> [WRITTEN EXERCISE]:
Your task is to repeat all of the data exactly while excluding the pictures.

───── DATASET SECTION ─────

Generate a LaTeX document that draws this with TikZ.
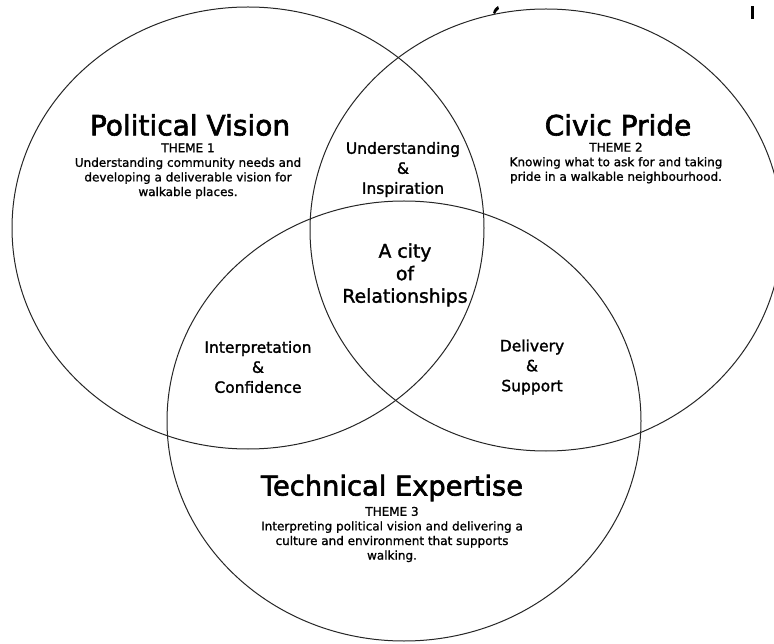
\documentclass[tikz,border=0pt]{standalone}
\usepackage{fontspec}
\setmainfont{DejaVu Sans}
\newfontfamily\heavyfont[FakeBold=2.2]{DejaVu Sans}
\newfontfamily\midfont[FakeBold=1.6]{DejaVu Sans}
\newfontfamily\smallfont[FakeBold=1.1]{DejaVu Sans}
\begin{document}
\begin{tikzpicture}[x=1pt,y=-1pt,
  ring/.style={draw=black!85, line width=1pt},
  titletxt/.style={font=\heavyfont\fontsize{28}{30}\selectfont, inner sep=0pt},
  bodytxt/.style={font=\smallfont\fontsize{12}{14.6}\selectfont, align=center, inner sep=0pt},
  midtxt/.style={font=\midfont\fontsize{15.5}{20}\selectfont, align=center, inner sep=0pt},
  citytxt/.style={font=\midfont\fontsize{18.8}{22.5}\selectfont, align=center, inner sep=0pt}]
\useasboundingbox (0,0) rectangle (774,644);
\clip (0,0) rectangle (774,644);
\fill[white] (0,0) rectangle (774,644);
% circles
\draw[ring] (248,228) ellipse [x radius=236pt, y radius=221pt];
\draw[ring] (546,230) ellipse [x radius=236pt, y radius=221pt];
\draw[ring] (404,421) ellipse [x radius=237pt, y radius=220pt];
% fragments of cut-off text at the top
\fill (493,13) .. controls (494,9) and (496,7) .. (498,6) -- (499,9) .. controls (497,10) and (496,12) .. (495,14) -- cycle;
\fill (751,6) rectangle (754,19);
% theme 1
\node[titletxt] (pvt) at (190,125) {Political Vision};
\node[bodytxt] (pvb) at (188,171) {THEME 1\\Understanding community needs and\\developing a deliverable vision for\\walkable places.};
% theme 2
\node[titletxt] (cpt) at (618,125) {Civic Pride};
\node[bodytxt] (cpb) at (616,163) {THEME 2\\Knowing what to ask for and taking\\pride in a walkable neighbourhood.};
% theme 3
\node[titletxt, font=\heavyfont\fontsize{27.3}{30}\selectfont] (tet) at (392,488) {Technical Expertise};
\node[bodytxt] (teb) at (392,534.5) {THEME 3\\Interpreting political vision and delivering a\\culture and environment that supports\\walking.};
% overlaps
\node[midtxt] (ui) at (403,169.5) {Understanding\\\&\\Inspiration};
\node[midtxt] (ic) at (258,367) {Interpretation\\\&\\Confidence};
\node[midtxt] (ds) at (532,367) {Delivery\\\&\\Support};
\node[citytxt] (city) at (405,275) {A city\\of\\Relationships};
\end{tikzpicture}
\end{document}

─────

> [RESPONSE]:
Generate a LaTeX document that draws this with TikZ.
\documentclass[tikz,border=0pt]{standalone}
\usepackage{fontspec}
\setmainfont{DejaVu Sans}
\newfontfamily\heavyfont[FakeBold=2.2]{DejaVu Sans}
\newfontfamily\midfont[FakeBold=1.6]{DejaVu Sans}
\newfontfamily\smallfont[FakeBold=1.1]{DejaVu Sans}
\begin{document}
\begin{tikzpicture}[x=1pt,y=-1pt,
  ring/.style={draw=black!85, line width=1pt},
  titletxt/.style={font=\heavyfont\fontsize{28}{30}\selectfont, inner sep=0pt},
  bodytxt/.style={font=\smallfont\fontsize{12}{14.6}\selectfont, align=center, inner sep=0pt},
  midtxt/.style={font=\midfont\fontsize{15.5}{20}\selectfont, align=center, inner sep=0pt},
  citytxt/.style={font=\midfont\fontsize{18.8}{22.5}\selectfont, align=center, inner sep=0pt}]
\useasboundingbox (0,0) rectangle (774,644);
\clip (0,0) rectangle (774,644);
\fill[white] (0,0) rectangle (774,644);
% circles
\draw[ring] (248,228) ellipse [x radius=236pt, y radius=221pt];
\draw[ring] (546,230) ellipse [x radius=236pt, y radius=221pt];
\draw[ring] (404,421) ellipse [x radius=237pt, y radius=220pt];
% fragments of cut-off text at the top
\fill (493,13) .. controls (494,9) and (496,7) .. (498,6) -- (499,9) .. controls (497,10) and (496,12) .. (495,14) -- cycle;
\fill (751,6) rectangle (754,19);
% theme 1
\node[titletxt] (pvt) at (190,125) {Political Vision};
\node[bodytxt] (pvb) at (188,171) {THEME 1\\Understanding community needs and\\developing a deliverable vision for\\walkable places.};
% theme 2
\node[titletxt] (cpt) at (618,125) {Civic Pride};
\node[bodytxt] (cpb) at (616,163) {THEME 2\\Knowing what to ask for and taking\\pride in a walkable neighbourhood.};
% theme 3
\node[titletxt, font=\heavyfont\fontsize{27.3}{30}\selectfont] (tet) at (392,488) {Technical Expertise};
\node[bodytxt] (teb) at (392,534.5) {THEME 3\\Interpreting political vision and delivering a\\culture and environment that supports\\walking.};
% overlaps
\node[midtxt] (ui) at (403,169.5) {Understanding\\\&\\Inspiration};
\node[midtxt] (ic) at (258,367) {Interpretation\\\&\\Confidence};
\node[midtxt] (ds) at (532,367) {Delivery\\\&\\Support};
\node[citytxt] (city) at (405,275) {A city\\of\\Relationships};
\end{tikzpicture}
\end{document}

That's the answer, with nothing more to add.